Dodge City puts end to school fees

District alleviates costs for parents, many of whom are near poverty level

? Forget about getting the children out of the house. The welcome change brought by the first day of school here was the end of “enrollment fees” of $30 or more per child.

The fees were waived beginning this school year, in a nod to cash-strapped parents in the southwest Kansas district where 63 percent of students come from families whose incomes qualify them for free or reduced school lunches.

“Some parents were embarrassed to come to school because of the stigma that was attached to not being able to pay,” said Joyce Warshaw, the principal at Miller Elementary School. She struggled to collect fees from 30 percent to 50 percent of the families in her school every year.

“These parents were having to plan for those fees, and they were already working with a thin budget,” she said.

The fees are charged to cover the cost of instructional materials. They range from $30 for a kindergartner to as much as $200 for a high school student.

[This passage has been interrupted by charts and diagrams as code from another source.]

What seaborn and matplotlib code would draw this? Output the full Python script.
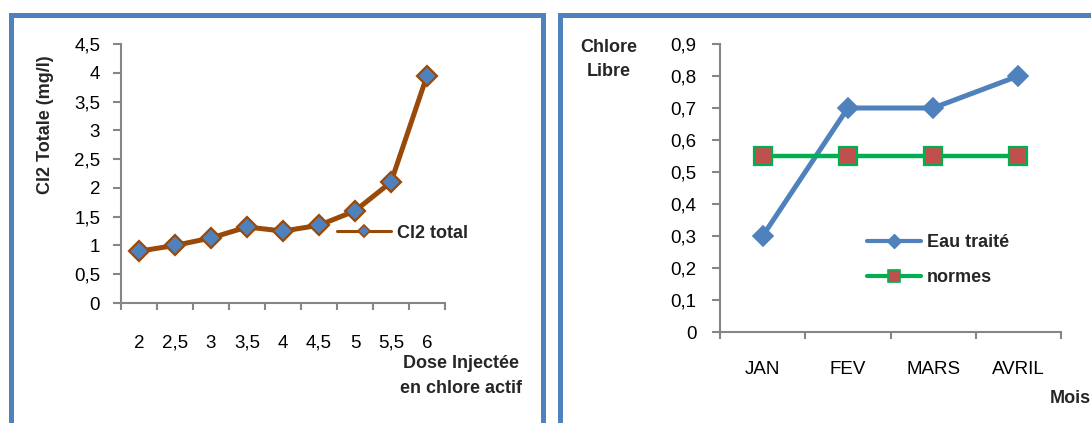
import matplotlib
matplotlib.use("Agg")
import matplotlib.pyplot as plt
import seaborn as sns
import numpy as np
import pandas as pd
from matplotlib.patches import Rectangle
from matplotlib.lines import Line2D
from matplotlib.ticker import FixedLocator, FuncFormatter

# ---------------- data ----------------
doses = ["2", "2,5", "3", "3,5", "4", "4,5", "5", "5,5", "6"]
cl2_total = [0.9, 1.0, 1.13, 1.32, 1.25, 1.35, 1.6, 2.1, 3.95]

months = ["JAN", "FEV", "MARS", "AVRIL"]
eau_traite = [0.3, 0.7, 0.7, 0.8]
normes = [0.55, 0.55, 0.55, 0.55]

left_yticks = [0, 0.5, 1, 1.5, 2, 2.5, 3, 3.5, 4, 4.5]
right_yticks = [0, 0.1, 0.2, 0.3, 0.4, 0.5, 0.6, 0.7, 0.8, 0.9]

# ---------------- style ----------------
sns.set_theme(style="white")
plt.rcParams["font.family"] = ["Liberation Sans", "DejaVu Sans"]

BROWN = "#9A4A08"
BLUE = "#4F81BD"
GREEN = "#00B050"
RED = "#C0504D"
GREY = "#868686"
TICKFONT = ["Liberation Sans", "DejaVu Sans"]
TICKSIZE = 13.5

W, H = 1091, 423
fig = plt.figure(figsize=(W / 100, H / 100), dpi=100)
fig.patch.set_facecolor("white")


def fx(px):
    return px / W


def fy(py):
    return 1 - py / H


# frames
fig.add_artist(Rectangle((fx(10.5), -0.2), fx(542.5 - 10.5), fy(15) + 0.2,
                         transform=fig.transFigure, fill=False,
                         edgecolor=BLUE, lw=3.6, clip_on=False))
fig.add_artist(Rectangle((fx(559.5), -0.2), 0.6, fy(15) + 0.2,
                         transform=fig.transFigure, fill=False,
                         edgecolor=BLUE, lw=3.6, clip_on=False))


def comma(v, p=None):
    return f"{round(v, 2):g}".replace(".", ",")


def style_axes(ax, n, labels, yticks, ypad, xpad):
    for s in ["top", "right"]:
        ax.spines[s].set_visible(False)
    for s in ["left", "bottom"]:
        ax.spines[s].set_color(GREY)
        ax.spines[s].set_linewidth(1.5)
    ax.set_xlim(-0.5, n - 0.5)
    ax.xaxis.set_major_locator(FixedLocator(list(range(n))))
    ax.set_xticklabels(labels)
    ax.xaxis.set_minor_locator(FixedLocator(list(np.arange(-0.5, n, 1.0))))
    ax.tick_params(axis="x", which="major", length=0, pad=xpad,
                   labelsize=TICKSIZE, labelcolor="black")
    ax.tick_params(axis="x", which="minor", length=5, width=1.5,
                   color=GREY, direction="out", bottom=True)
    ax.yaxis.set_major_locator(FixedLocator(yticks))
    ax.yaxis.set_major_formatter(FuncFormatter(comma))
    ax.tick_params(axis="y", length=6, width=1.5, color=GREY, pad=ypad,
                   labelsize=TICKSIZE, labelcolor="black", left=True)
    for t in ax.get_xticklabels() + ax.get_yticklabels():
        t.set_fontfamily(TICKFONT)
    ax.set_xlabel("")
    ax.set_ylabel("")
    ax.set_facecolor("none")


# ---------------- left chart ----------------
ax1 = fig.add_axes([fx(121), fy(303), fx(445 - 121), (303 - 44) / H])
df1 = pd.DataFrame({"pos": np.arange(len(doses)), "val": cl2_total})
sns.lineplot(data=df1, x="pos", y="val", ax=ax1, color=BROWN, lw=3.6,
             marker="D", markersize=10.5, markerfacecolor=BLUE,
             markeredgecolor=BROWN, markeredgewidth=1.6, legend=False,
             clip_on=False)
ax1.set_ylim(0, 4.5)
style_axes(ax1, len(doses), doses, left_yticks, ypad=9, xpad=23)

fig.text(fx(46), fy(125), "Cl2 Totale (mg/l)", rotation=90, ha="center",
         va="center", fontsize=13, fontweight="bold")
fig.text(fx(461), fy(363), "Dose Injectée", ha="center", va="center",
         fontsize=13, fontweight="bold")
fig.text(fx(461), fy(388), "en chlore actif", ha="center", va="center",
         fontsize=13, fontweight="bold")

h1 = Line2D([], [], color=BROWN, lw=2.2, marker="D", markersize=6,
            markerfacecolor=BLUE, markeredgecolor=BROWN, markeredgewidth=1.2)
fig.legend(handles=[h1], labels=["Cl2 total"], loc="center left",
           bbox_to_anchor=(fx(337), fy(233)), bbox_transform=fig.transFigure,
           frameon=False, borderpad=0, borderaxespad=0, handlelength=3.0,
           handletextpad=0.35, prop={"weight": "bold", "size": 13})

# ---------------- right chart ----------------
ax2 = fig.add_axes([fx(720), fy(332), fx(1061 - 720), (332 - 44) / H])
df2 = pd.DataFrame({"pos": np.arange(len(months)), "eau": eau_traite,
                    "normes": normes})
sns.lineplot(data=df2, x="pos", y="eau", ax=ax2, color=BLUE, lw=3.6,
             marker="D", markersize=10, markerfacecolor=BLUE,
             markeredgecolor=BLUE, markeredgewidth=1.2, legend=False,
             clip_on=False)
sns.lineplot(data=df2, x="pos", y="normes", ax=ax2, color=GREEN, lw=3.2,
             marker="s", markersize=13.5, markerfacecolor=RED,
             markeredgecolor=GREEN, markeredgewidth=1.6, legend=False,
             clip_on=False)
ax2.set_ylim(0, 0.9)
style_axes(ax2, len(months), months, right_yticks, ypad=11, xpad=21)

fig.text(fx(609), fy(47), "Chlore", ha="center", va="center",
         fontsize=13, fontweight="bold")
fig.text(fx(609), fy(72), "Libre", ha="center", va="center",
         fontsize=13, fontweight="bold")
fig.text(fx(1050), fy(398), "Mois", ha="left", va="center",
         fontsize=13, fontweight="bold")

h2 = Line2D([], [], color=BLUE, lw=3, marker="D", markersize=7.5,
            markerfacecolor=BLUE, markeredgecolor=BLUE)
h3 = Line2D([], [], color=GREEN, lw=3, marker="s", markersize=8.5,
            markerfacecolor=RED, markeredgecolor=GREEN, markeredgewidth=1.2)
fig.legend(handles=[h2, h3], labels=["Eau traité", "normes"],
           loc="upper left", bbox_to_anchor=(fx(867), fy(234)),
           bbox_transform=fig.transFigure, frameon=False, borderpad=0,
           borderaxespad=0, handlelength=3.0, handletextpad=0.3,
           labelspacing=1.0, prop={"weight": "bold", "size": 13})

fig.savefig("out.png", dpi=100, facecolor="white")
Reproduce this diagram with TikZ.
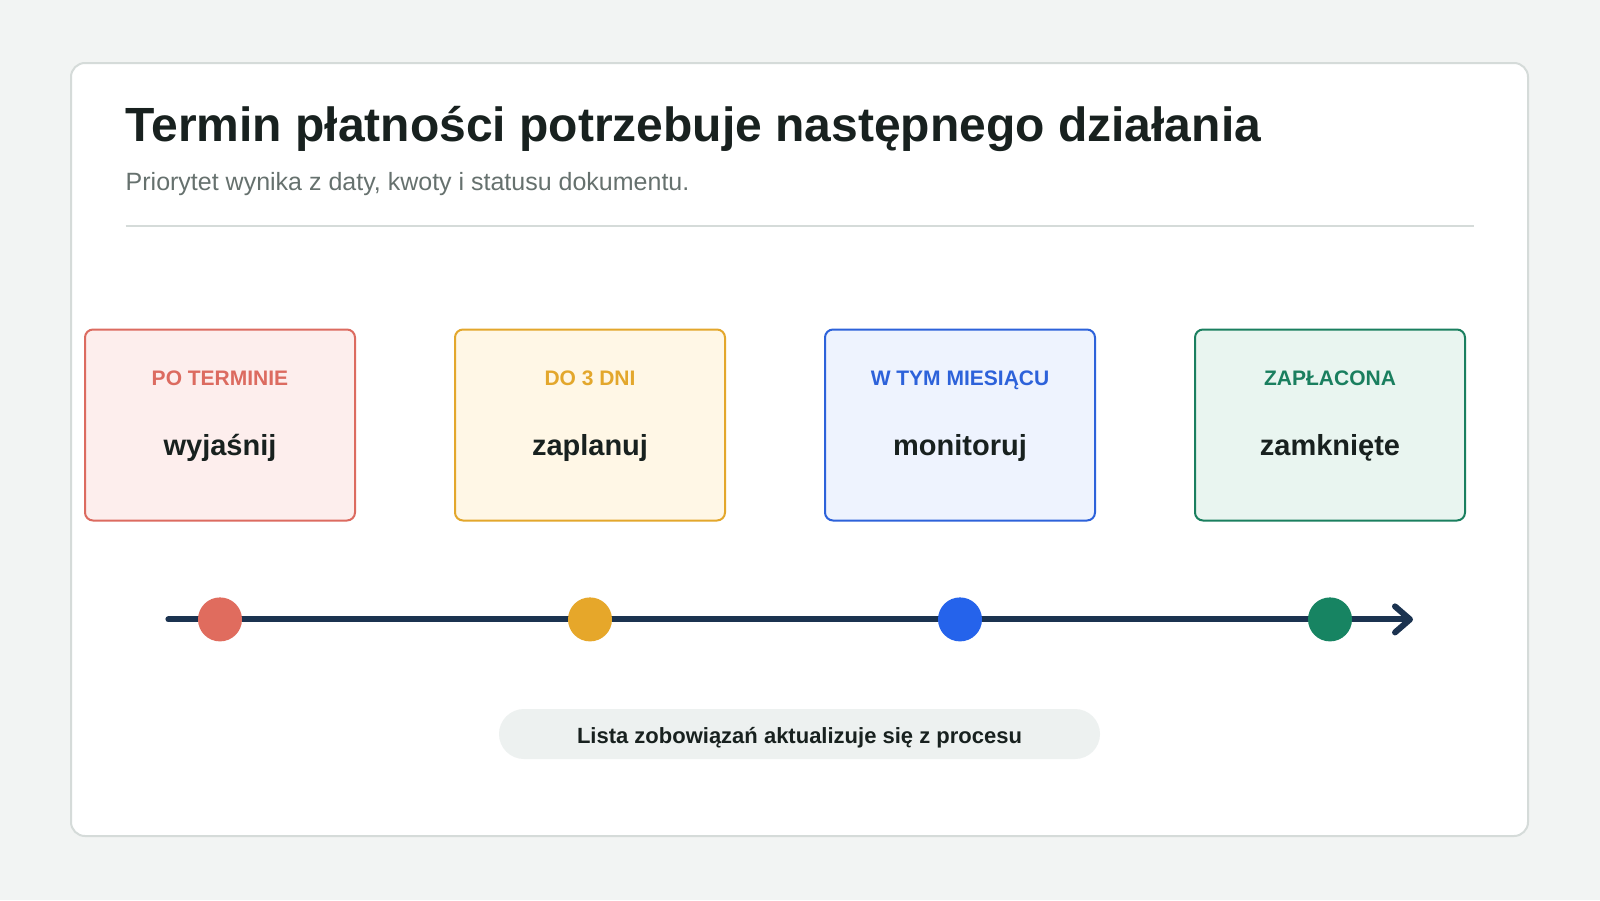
\documentclass[tikz,border=0pt]{standalone}
\usepackage{fontspec}
\setmainfont{Liberation Sans}
\usepackage{tikz}
\usetikzlibrary{positioning,calc,arrows.meta}

\definecolor{pageBg}{HTML}{F2F4F3}
\definecolor{cardLine}{HTML}{D5DBD9}
\definecolor{inkDark}{HTML}{18211F}
\definecolor{inkGrey}{HTML}{66716E}
\definecolor{navy}{HTML}{1B3350}
\definecolor{pillFill}{HTML}{EDF1F0}
\definecolor{redLine}{HTML}{DC6B60}
\definecolor{redFill}{HTML}{FDEEED}
\definecolor{redDot}{HTML}{E06C5E}
\definecolor{amberLine}{HTML}{E3A72C}
\definecolor{amberFill}{HTML}{FFF7E6}
\definecolor{amberDot}{HTML}{E6A72A}
\definecolor{blueLine}{HTML}{2D62DA}
\definecolor{blueFill}{HTML}{EEF3FE}
\definecolor{blueDot}{HTML}{2563EB}
\definecolor{greenLine}{HTML}{1A7F5F}
\definecolor{greenFill}{HTML}{E9F5F0}
\definecolor{greenDot}{HTML}{178462}

\tikzset{
    stagebox/.style={draw, line width=2pt, rounded corners=8pt,
        minimum width=270pt, minimum height=191pt, inner sep=0pt},
    stagetag/.style={font=\bfseries\fontsize{21}{25}\selectfont, anchor=base, inner sep=0pt},
    stageword/.style={font=\bfseries\fontsize{29}{35}\selectfont, text=inkDark, anchor=base, inner sep=0pt},
    stagedot/.style={circle, minimum size=44pt, inner sep=0pt},
}

\begin{document}
\begin{tikzpicture}[x=1pt, y=-1pt]
    % Page and card
    \fill [pageBg] (0, 0) rectangle (1600, 900);
    \useasboundingbox (0, 0) rectangle (1600, 900);
    \draw [cardLine, line width=2pt, fill=white, rounded corners=14pt] (71, 63) rectangle (1528, 836);

    % Heading
    \node [anchor=base west, inner sep=0pt, text=inkDark, font=\bfseries\fontsize{48}{58}\selectfont] (title) at (125.5, 141.5) {Termin płatności potrzebuje następnego działania};
    \node [anchor=base west, inner sep=0pt, text=inkGrey, font=\fontsize{25}{30}\selectfont] (subtitle) at (125.5, 190.8) {Priorytet wynika z daty, kwoty i statusu dokumentu.};
    \draw [cardLine, line width=2pt] (125.5, 225.5) -- (1473.5, 225.5);

    % Overdue
    \node [stagebox, draw=redLine, fill=redFill] (overdue) at (220, 425) {};
    \node [stagetag, text=redLine] (overdueTag) at (220, 385.7) {PO TERMINIE};
    \node [stageword] (overdueWord) at (220, 455) {wyjaśnij};

    % Within 3 days
    \node [stagebox, draw=amberLine, fill=amberFill] (soon) at (590, 425) {};
    \node [stagetag, text=amberLine] (soonTag) at (590, 385.7) {DO 3 DNI};
    \node [stageword] (soonWord) at (590, 455) {zaplanuj};

    % This month
    \node [stagebox, draw=blueLine, fill=blueFill] (month) at (960, 425) {};
    \node [stagetag, text=blueLine] (monthTag) at (960, 385.7) {W TYM MIESIĄCU};
    \node [stageword] (monthWord) at (960, 455) {monitoruj};

    % Paid
    \node [stagebox, draw=greenLine, fill=greenFill] (paid) at (1330, 425) {};
    \node [stagetag, text=greenLine] (paidTag) at (1330, 385.7) {ZAPŁACONA};
    \node [stageword] (paidWord) at (1330, 455) {zamknięte};

    % Timeline
    \coordinate (lineStart) at (168.4, 619.4);
    \coordinate (lineEnd) at (1413, 619.4);
    \draw [navy, line width=6pt, line cap=round, -{Straight Barb[length=15pt, width=26pt, round]}] (lineStart) -- (lineEnd);
    \node [stagedot, fill=redDot] (overdueDot) at (220, 619.4) {};
    \node [stagedot, fill=amberDot] (soonDot) at (590, 619.4) {};
    \node [stagedot, fill=blueDot] (monthDot) at (960, 619.4) {};
    \node [stagedot, fill=greenDot] (paidDot) at (1330, 619.4) {};

    % Footer note
    \node [fill=pillFill, rounded corners=25pt, minimum width=601pt, minimum height=50pt, inner sep=0pt] (note) at (799.5, 734) {};
    \node [anchor=base, inner sep=0pt, text=inkDark, font=\bfseries\fontsize{22}{26}\selectfont] (noteText) at (799.5, 743) {Lista zobowiązań aktualizuje się z procesu};
\end{tikzpicture}
\end{document}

With multiple children in school, a family’s annual expense can run to hundreds of dollars.

The Dodge City district is now one of the few in Kansas that does not charge the fees.

Officials at the Kansas Association of School Boards or the Kansas State Department of Education couldn’t say how many schools don’t charge fees, because the information isn’t reported to either agency. Both confirmed, however, that Dodge City is following in the footsteps of at least one other high-poverty district in the state Kansas City, Kan., where more than 70 percent of students come from families qualifying for free or reduced lunches.

Dodge City Supt. Gloria Davis said the sheer number of needy students made it impossible to collect fees on a consistent basis.

Although the district collected $105,064 in fees last year, many families didn’t pay. Before Davis joined the district last year, school officials were using a collection agency to get the fees from parents, though they dropped the agency after it collected just a small percentage of what was owed.

“We’re not in the collection business,” Davis said. “We’re in the education business.”

The district made up the loss of the fees by raising its local option budget, which raised far more money than the district had lost by dropping the fees. The increase meant that taxes on a $100,000 house increased by more than $80 per year, and it gave Dodge City the third-highest tax rate in the state last year.

Some taxpayers were not pleased.

“We’re all for seeing the kids getting an education,” said Rich Warner, one of the leading opponents of the tax increase in 2000. “But kids aren’t the only ones in the village.”